The Johns Hopkins Gazette: June 9, 2003
June 9, 2003
VOL. 32, NO. 37

  

Three JHU Students Selected as Jack Kent Cooke Scholars

By Amy Cowles and Ming Tai
Homewood and School of Nursing

Johns Hopkins Gazette Online Edition

Three Johns Hopkins students--two recent graduates of the Krieger School of Arts and Sciences and one degree candidate at the School of Nursing--have been selected as Jack Kent Cooke Foundation Graduate Scholars.

Foundation scholars, who must have ties to Virginia, Maryland or the District of Columbia, receive up to $50,000 per year to complete their graduate or professional degrees as part of the foundation's Graduate Scholarship Program. Forty-three scholars, who excel in both academic endeavors and extracurricular activities, were selected this year.

Allison C. Bienkowski, who received her bachelor's degree in the history of art, plans to pursue a doctorate in art history at Duke.

"Art is something that makes many people uncomfortable, particularly in stately museums, because they think they are not capable of understanding it," Bienkowski said. "I want to work to ensure that this feeling is lessened."

Motivated by past work as an apprentice, intern and teaching assistant in the education department at the Metropolitan Museum of Art in New York, Bienkowski intends to pursue a career in museum education. At the museum, she often met students from disadvantaged schools and would like to continue working with inner city high school and middle school students.
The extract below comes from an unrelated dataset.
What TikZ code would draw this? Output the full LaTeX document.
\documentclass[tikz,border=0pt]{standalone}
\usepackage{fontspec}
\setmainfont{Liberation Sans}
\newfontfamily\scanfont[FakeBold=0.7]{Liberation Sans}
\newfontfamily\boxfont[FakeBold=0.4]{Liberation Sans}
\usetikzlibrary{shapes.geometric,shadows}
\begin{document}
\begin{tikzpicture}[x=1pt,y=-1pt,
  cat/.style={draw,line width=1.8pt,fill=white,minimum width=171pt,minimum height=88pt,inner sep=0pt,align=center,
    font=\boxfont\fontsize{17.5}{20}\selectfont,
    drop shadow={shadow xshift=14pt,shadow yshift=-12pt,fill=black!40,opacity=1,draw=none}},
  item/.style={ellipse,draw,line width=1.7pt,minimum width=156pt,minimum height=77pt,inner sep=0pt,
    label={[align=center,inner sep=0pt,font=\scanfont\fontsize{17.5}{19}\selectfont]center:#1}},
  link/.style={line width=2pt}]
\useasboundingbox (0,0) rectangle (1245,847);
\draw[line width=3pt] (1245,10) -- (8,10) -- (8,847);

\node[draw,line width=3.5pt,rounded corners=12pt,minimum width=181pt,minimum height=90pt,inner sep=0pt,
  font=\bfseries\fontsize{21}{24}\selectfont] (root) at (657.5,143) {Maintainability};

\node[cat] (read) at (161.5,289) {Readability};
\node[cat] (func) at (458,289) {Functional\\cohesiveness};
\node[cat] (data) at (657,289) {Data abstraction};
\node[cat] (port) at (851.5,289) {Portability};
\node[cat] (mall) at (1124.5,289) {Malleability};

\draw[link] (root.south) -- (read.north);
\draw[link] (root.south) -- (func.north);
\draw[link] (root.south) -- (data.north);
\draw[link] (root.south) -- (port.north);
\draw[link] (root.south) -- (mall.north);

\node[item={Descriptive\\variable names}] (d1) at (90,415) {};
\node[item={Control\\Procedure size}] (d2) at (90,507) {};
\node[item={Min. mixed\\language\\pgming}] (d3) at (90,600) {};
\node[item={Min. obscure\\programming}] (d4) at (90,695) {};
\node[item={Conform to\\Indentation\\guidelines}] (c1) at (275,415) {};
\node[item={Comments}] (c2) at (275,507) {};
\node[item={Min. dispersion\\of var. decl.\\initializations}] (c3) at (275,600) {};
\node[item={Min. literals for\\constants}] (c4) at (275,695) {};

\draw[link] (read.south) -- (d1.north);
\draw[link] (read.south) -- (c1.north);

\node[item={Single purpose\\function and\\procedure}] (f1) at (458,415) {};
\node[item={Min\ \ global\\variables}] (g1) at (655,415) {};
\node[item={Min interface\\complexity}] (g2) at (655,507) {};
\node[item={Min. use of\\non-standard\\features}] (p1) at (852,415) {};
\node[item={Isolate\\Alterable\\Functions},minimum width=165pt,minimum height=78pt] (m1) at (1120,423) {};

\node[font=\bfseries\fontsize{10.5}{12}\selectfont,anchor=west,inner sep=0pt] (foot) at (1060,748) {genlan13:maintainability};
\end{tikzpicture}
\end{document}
Bienkowski was diagnosed with anorexia when she was 15 and spent five years in recovery. Feeling that she was given a "second chance to make things right for a reason," Bienkowski devoted much of her time in college to community service projects. She founded Heads Up!, an after-school tutorial with the goal of increasing English literacy in refugee youth. She also has worked with the Red Cross and Summerbridge International, where she taught reading and writing to eighth-grade students.

Vivian Kim received her bachelor's degree in political science and plans to attend law school next year.

"I've always wanted to go into law because of my international background," Kim said. "But my ultimate goal is to help with the reunification process between North Korea and South Korea."

Kim would like to be an international trade lawyer to represent the United States in Korea and to work for reunification. She sees trade relations as an important way to pave a smooth transition and foster communications.

Born in Los Angeles, Kim moved with her parents to Korea when she was 13. She attended international schools to be exposed to different people, and in college, she worked in Seoul for Lehman Brothers, where she wrote a report on the future market possibilities of North Korea and the economic ramifications of reunification.

"I have always been an active member of my community and environment," Kim said. She was vice president of the Gold Key International Honor Society and created the Hampden Tutorial Project, which fosters relationships between Johns Hopkins students and disadvantaged children. She was also a member of the Korean Students Association and the political science honor society Pi Sigma Alpha.

Annika Hawkins will receive her baccalaureate degree in nursing in July and plans to earn two graduate degrees, a master of science in the family nurse practitioner program at the School of Nursing and a master of public health degree from the Johns Hopkins Bloomberg School of Public Health.

After graduating from Wesleyan University in 2000 with a degree in Spanish language and literature, Hawkins worked at Planned Parenthood in Boston as a clinical assistant and counselor. "It was there, counseling Spanish-speaking patients and working with nurse midwives and nurse practitioners, that I realized the nursing profession was a good fit for me," she said.

Hawkins then traveled to Peru to work with Robert Gilman, a professor in the Department of International Health at the Johns Hopkins Bloomberg School of Public Health, on a project studying shigella, a bacteria that causes diarrhea.

"The original intent was for me to assist with language-based tasks, but shortly after our arrival, the doctor leading the project left," Hawkins said. "Suddenly there was a project, up and running, with four field workers, a pediatrician and a biologist but no one to keep it running." Hawkins jumped in and provided guidance to the group. "Being able to speak Spanish gave me a distinct advantage," she said.

When the project ended in February 2002, Hawkins began the task of analyzing the data, another new and challenging experience for her. She returned from Peru just a few weeks before entering the accelerated baccalaureate program at the School of Nursing.

After she receives her master's degrees, Hawkins would like to practice in a community or public health setting. She is interested in working with Hispanic populations, both locally and internationally.

The Jack Kent Cooke Foundation is a private, independent foundation established by its namesake to help young people of exceptional promise reach their full potential. Cooke was a businessman, sportsman and philanthropist who owned the Toronto Maple Leaf baseball club, the Los Angeles Lakers basketball team and the Washington Redskins football team. He also owned the Chrysler Building in New York City, newspapers, magazines, radio stations and cable television stations. When Cooke died in 1997, he left most of his fortune to the foundation, which has more than $500 million in assets.